▶ **Task statement**: Write out the material again word for word, dropping any images it holds.

▶ **Supplied records**:
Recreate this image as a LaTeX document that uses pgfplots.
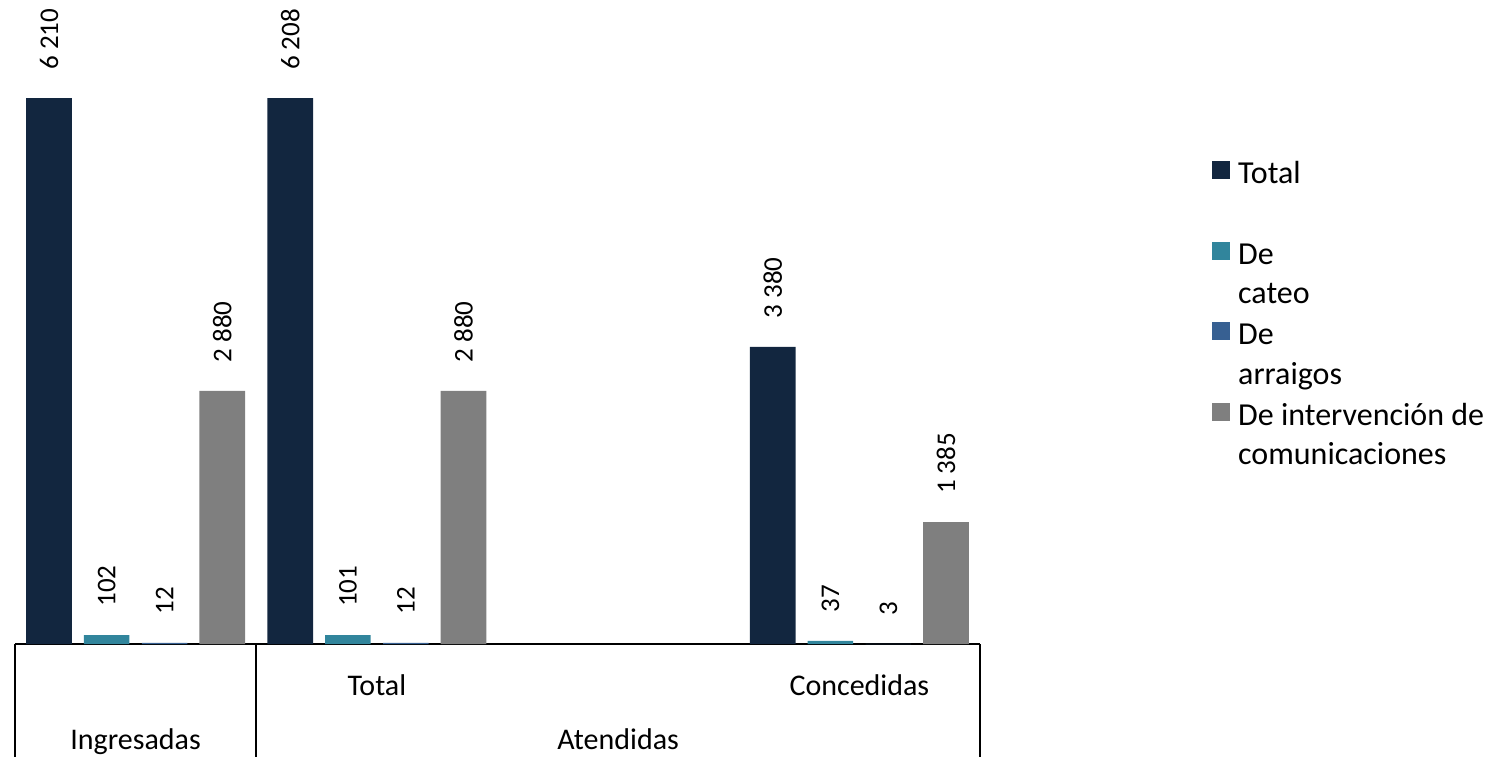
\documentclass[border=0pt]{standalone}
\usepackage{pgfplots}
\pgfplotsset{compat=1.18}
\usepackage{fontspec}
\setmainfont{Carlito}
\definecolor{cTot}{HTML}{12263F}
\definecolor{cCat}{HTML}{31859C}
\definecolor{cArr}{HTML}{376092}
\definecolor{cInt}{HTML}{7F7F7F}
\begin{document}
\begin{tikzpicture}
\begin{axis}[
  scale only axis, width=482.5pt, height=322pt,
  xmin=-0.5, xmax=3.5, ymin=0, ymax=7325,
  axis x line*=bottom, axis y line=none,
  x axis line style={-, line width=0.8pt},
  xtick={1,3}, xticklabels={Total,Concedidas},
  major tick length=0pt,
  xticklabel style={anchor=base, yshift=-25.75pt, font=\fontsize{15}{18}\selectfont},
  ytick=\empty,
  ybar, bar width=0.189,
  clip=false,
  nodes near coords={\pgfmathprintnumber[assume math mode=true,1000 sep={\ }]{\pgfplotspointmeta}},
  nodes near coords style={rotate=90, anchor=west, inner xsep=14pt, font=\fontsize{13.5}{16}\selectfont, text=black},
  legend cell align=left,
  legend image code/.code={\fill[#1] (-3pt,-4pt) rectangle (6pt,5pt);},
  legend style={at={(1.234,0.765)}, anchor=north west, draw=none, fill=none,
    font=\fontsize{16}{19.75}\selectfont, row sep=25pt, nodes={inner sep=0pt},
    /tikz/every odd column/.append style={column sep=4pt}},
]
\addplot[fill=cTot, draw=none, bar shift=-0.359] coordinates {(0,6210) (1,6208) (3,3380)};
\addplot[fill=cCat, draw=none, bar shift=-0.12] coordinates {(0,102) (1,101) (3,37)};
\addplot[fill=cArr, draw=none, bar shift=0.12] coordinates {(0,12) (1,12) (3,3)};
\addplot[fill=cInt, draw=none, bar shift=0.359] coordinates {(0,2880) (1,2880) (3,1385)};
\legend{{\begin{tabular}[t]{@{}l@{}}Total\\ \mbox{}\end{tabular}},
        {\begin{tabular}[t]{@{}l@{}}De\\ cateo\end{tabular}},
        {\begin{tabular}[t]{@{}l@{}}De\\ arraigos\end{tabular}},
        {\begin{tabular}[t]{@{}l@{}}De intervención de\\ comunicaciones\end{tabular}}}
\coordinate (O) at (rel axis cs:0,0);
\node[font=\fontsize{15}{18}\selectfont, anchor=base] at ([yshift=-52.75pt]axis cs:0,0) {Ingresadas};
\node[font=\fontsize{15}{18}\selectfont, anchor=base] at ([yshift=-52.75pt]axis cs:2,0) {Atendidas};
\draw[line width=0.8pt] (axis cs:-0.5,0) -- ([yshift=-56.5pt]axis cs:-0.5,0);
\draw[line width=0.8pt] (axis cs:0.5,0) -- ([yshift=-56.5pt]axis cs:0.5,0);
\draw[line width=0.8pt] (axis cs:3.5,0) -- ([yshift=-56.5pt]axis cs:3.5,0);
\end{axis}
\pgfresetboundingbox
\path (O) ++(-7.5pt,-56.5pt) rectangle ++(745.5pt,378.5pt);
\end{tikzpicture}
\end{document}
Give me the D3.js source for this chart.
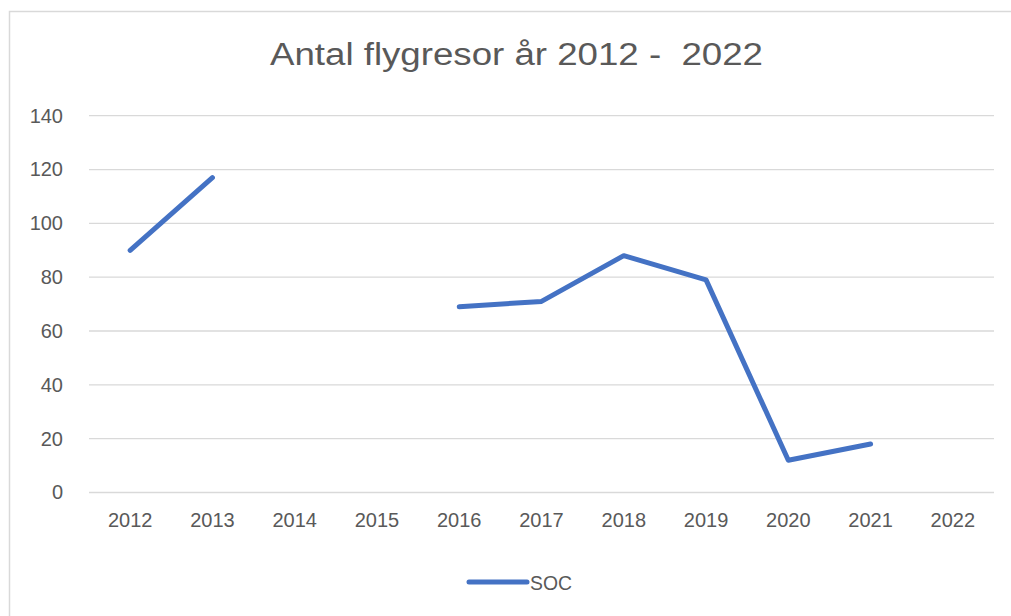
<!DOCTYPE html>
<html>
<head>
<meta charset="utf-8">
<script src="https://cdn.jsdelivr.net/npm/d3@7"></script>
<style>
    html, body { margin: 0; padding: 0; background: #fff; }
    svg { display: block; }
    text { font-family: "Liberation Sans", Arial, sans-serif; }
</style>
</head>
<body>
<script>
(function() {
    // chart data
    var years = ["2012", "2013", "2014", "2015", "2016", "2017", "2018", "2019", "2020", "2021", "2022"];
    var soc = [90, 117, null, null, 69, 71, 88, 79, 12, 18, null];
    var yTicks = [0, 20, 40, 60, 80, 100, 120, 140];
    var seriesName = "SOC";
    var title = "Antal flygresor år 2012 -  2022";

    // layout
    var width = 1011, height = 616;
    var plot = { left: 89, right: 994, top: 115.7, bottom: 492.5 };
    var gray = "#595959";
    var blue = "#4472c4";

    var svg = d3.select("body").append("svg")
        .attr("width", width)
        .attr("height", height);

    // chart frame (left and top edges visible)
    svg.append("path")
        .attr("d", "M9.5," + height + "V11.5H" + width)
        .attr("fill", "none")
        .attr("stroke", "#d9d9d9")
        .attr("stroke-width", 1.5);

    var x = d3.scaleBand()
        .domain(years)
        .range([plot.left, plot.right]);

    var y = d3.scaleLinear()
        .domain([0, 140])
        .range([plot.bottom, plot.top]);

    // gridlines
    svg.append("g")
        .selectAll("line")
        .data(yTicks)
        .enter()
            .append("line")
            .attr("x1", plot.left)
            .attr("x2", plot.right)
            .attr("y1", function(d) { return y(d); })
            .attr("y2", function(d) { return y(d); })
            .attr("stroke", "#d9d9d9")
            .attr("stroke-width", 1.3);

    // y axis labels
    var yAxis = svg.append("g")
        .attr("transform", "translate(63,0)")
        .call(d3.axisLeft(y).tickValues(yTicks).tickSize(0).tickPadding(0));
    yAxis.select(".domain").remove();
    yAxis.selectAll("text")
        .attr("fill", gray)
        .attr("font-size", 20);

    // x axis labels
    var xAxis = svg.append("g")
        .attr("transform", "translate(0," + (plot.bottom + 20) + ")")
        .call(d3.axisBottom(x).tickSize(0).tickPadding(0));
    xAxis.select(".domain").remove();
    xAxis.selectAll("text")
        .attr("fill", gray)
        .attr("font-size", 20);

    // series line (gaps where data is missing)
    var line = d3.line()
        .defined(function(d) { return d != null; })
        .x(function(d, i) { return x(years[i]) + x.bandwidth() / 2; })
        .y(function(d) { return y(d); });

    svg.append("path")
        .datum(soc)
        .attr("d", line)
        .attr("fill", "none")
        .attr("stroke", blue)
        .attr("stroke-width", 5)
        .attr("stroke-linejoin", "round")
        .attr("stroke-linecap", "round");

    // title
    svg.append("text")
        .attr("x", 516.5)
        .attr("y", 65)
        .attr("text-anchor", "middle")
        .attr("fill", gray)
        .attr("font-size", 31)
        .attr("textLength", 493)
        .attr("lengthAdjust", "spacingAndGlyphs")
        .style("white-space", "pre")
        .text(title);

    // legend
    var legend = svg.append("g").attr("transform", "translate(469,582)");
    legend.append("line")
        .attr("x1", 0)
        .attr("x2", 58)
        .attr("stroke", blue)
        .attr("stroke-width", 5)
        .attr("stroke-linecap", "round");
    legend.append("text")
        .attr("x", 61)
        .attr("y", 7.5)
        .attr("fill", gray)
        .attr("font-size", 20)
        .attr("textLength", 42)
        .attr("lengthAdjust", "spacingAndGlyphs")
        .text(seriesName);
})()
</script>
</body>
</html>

▶ **Task solution**:
Recreate this image as a LaTeX document that uses pgfplots.
\documentclass[border=0pt]{standalone}
\usepackage{pgfplots}
\pgfplotsset{compat=1.18}
\usepackage{fontspec}
\setmainfont{Carlito}
\definecolor{cTot}{HTML}{12263F}
\definecolor{cCat}{HTML}{31859C}
\definecolor{cArr}{HTML}{376092}
\definecolor{cInt}{HTML}{7F7F7F}
\begin{document}
\begin{tikzpicture}
\begin{axis}[
  scale only axis, width=482.5pt, height=322pt,
  xmin=-0.5, xmax=3.5, ymin=0, ymax=7325,
  axis x line*=bottom, axis y line=none,
  x axis line style={-, line width=0.8pt},
  xtick={1,3}, xticklabels={Total,Concedidas},
  major tick length=0pt,
  xticklabel style={anchor=base, yshift=-25.75pt, font=\fontsize{15}{18}\selectfont},
  ytick=\empty,
  ybar, bar width=0.189,
  clip=false,
  nodes near coords={\pgfmathprintnumber[assume math mode=true,1000 sep={\ }]{\pgfplotspointmeta}},
  nodes near coords style={rotate=90, anchor=west, inner xsep=14pt, font=\fontsize{13.5}{16}\selectfont, text=black},
  legend cell align=left,
  legend image code/.code={\fill[#1] (-3pt,-4pt) rectangle (6pt,5pt);},
  legend style={at={(1.234,0.765)}, anchor=north west, draw=none, fill=none,
    font=\fontsize{16}{19.75}\selectfont, row sep=25pt, nodes={inner sep=0pt},
    /tikz/every odd column/.append style={column sep=4pt}},
]
\addplot[fill=cTot, draw=none, bar shift=-0.359] coordinates {(0,6210) (1,6208) (3,3380)};
\addplot[fill=cCat, draw=none, bar shift=-0.12] coordinates {(0,102) (1,101) (3,37)};
\addplot[fill=cArr, draw=none, bar shift=0.12] coordinates {(0,12) (1,12) (3,3)};
\addplot[fill=cInt, draw=none, bar shift=0.359] coordinates {(0,2880) (1,2880) (3,1385)};
\legend{{\begin{tabular}[t]{@{}l@{}}Total\\ \mbox{}\end{tabular}},
        {\begin{tabular}[t]{@{}l@{}}De\\ cateo\end{tabular}},
        {\begin{tabular}[t]{@{}l@{}}De\\ arraigos\end{tabular}},
        {\begin{tabular}[t]{@{}l@{}}De intervención de\\ comunicaciones\end{tabular}}}
\coordinate (O) at (rel axis cs:0,0);
\node[font=\fontsize{15}{18}\selectfont, anchor=base] at ([yshift=-52.75pt]axis cs:0,0) {Ingresadas};
\node[font=\fontsize{15}{18}\selectfont, anchor=base] at ([yshift=-52.75pt]axis cs:2,0) {Atendidas};
\draw[line width=0.8pt] (axis cs:-0.5,0) -- ([yshift=-56.5pt]axis cs:-0.5,0);
\draw[line width=0.8pt] (axis cs:0.5,0) -- ([yshift=-56.5pt]axis cs:0.5,0);
\draw[line width=0.8pt] (axis cs:3.5,0) -- ([yshift=-56.5pt]axis cs:3.5,0);
\end{axis}
\pgfresetboundingbox
\path (O) ++(-7.5pt,-56.5pt) rectangle ++(745.5pt,378.5pt);
\end{tikzpicture}
\end{document}
Give me the D3.js source for this chart.
<!DOCTYPE html>
<html>
<head>
<meta charset="utf-8">
<script src="https://cdn.jsdelivr.net/npm/d3@7"></script>
<style>
    html, body { margin: 0; padding: 0; background: #fff; }
    svg { display: block; }
    text { font-family: "Liberation Sans", Arial, sans-serif; }
</style>
</head>
<body>
<script>
(function() {
    // chart data
    var years = ["2012", "2013", "2014", "2015", "2016", "2017", "2018", "2019", "2020", "2021", "2022"];
    var soc = [90, 117, null, null, 69, 71, 88, 79, 12, 18, null];
    var yTicks = [0, 20, 40, 60, 80, 100, 120, 140];
    var seriesName = "SOC";
    var title = "Antal flygresor år 2012 -  2022";

    // layout
    var width = 1011, height = 616;
    var plot = { left: 89, right: 994, top: 115.7, bottom: 492.5 };
    var gray = "#595959";
    var blue = "#4472c4";

    var svg = d3.select("body").append("svg")
        .attr("width", width)
        .attr("height", height);

    // chart frame (left and top edges visible)
    svg.append("path")
        .attr("d", "M9.5," + height + "V11.5H" + width)
        .attr("fill", "none")
        .attr("stroke", "#d9d9d9")
        .attr("stroke-width", 1.5);

    var x = d3.scaleBand()
        .domain(years)
        .range([plot.left, plot.right]);

    var y = d3.scaleLinear()
        .domain([0, 140])
        .range([plot.bottom, plot.top]);

    // gridlines
    svg.append("g")
        .selectAll("line")
        .data(yTicks)
        .enter()
            .append("line")
            .attr("x1", plot.left)
            .attr("x2", plot.right)
            .attr("y1", function(d) { return y(d); })
            .attr("y2", function(d) { return y(d); })
            .attr("stroke", "#d9d9d9")
            .attr("stroke-width", 1.3);

    // y axis labels
    var yAxis = svg.append("g")
        .attr("transform", "translate(63,0)")
        .call(d3.axisLeft(y).tickValues(yTicks).tickSize(0).tickPadding(0));
    yAxis.select(".domain").remove();
    yAxis.selectAll("text")
        .attr("fill", gray)
        .attr("font-size", 20);

    // x axis labels
    var xAxis = svg.append("g")
        .attr("transform", "translate(0," + (plot.bottom + 20) + ")")
        .call(d3.axisBottom(x).tickSize(0).tickPadding(0));
    xAxis.select(".domain").remove();
    xAxis.selectAll("text")
        .attr("fill", gray)
        .attr("font-size", 20);

    // series line (gaps where data is missing)
    var line = d3.line()
        .defined(function(d) { return d != null; })
        .x(function(d, i) { return x(years[i]) + x.bandwidth() / 2; })
        .y(function(d) { return y(d); });

    svg.append("path")
        .datum(soc)
        .attr("d", line)
        .attr("fill", "none")
        .attr("stroke", blue)
        .attr("stroke-width", 5)
        .attr("stroke-linejoin", "round")
        .attr("stroke-linecap", "round");

    // title
    svg.append("text")
        .attr("x", 516.5)
        .attr("y", 65)
        .attr("text-anchor", "middle")
        .attr("fill", gray)
        .attr("font-size", 31)
        .attr("textLength", 493)
        .attr("lengthAdjust", "spacingAndGlyphs")
        .style("white-space", "pre")
        .text(title);

    // legend
    var legend = svg.append("g").attr("transform", "translate(469,582)");
    legend.append("line")
        .attr("x1", 0)
        .attr("x2", 58)
        .attr("stroke", blue)
        .attr("stroke-width", 5)
        .attr("stroke-linecap", "round");
    legend.append("text")
        .attr("x", 61)
        .attr("y", 7.5)
        .attr("fill", gray)
        .attr("font-size", 20)
        .attr("textLength", 42)
        .attr("lengthAdjust", "spacingAndGlyphs")
        .text(seriesName);
})()
</script>
</body>
</html>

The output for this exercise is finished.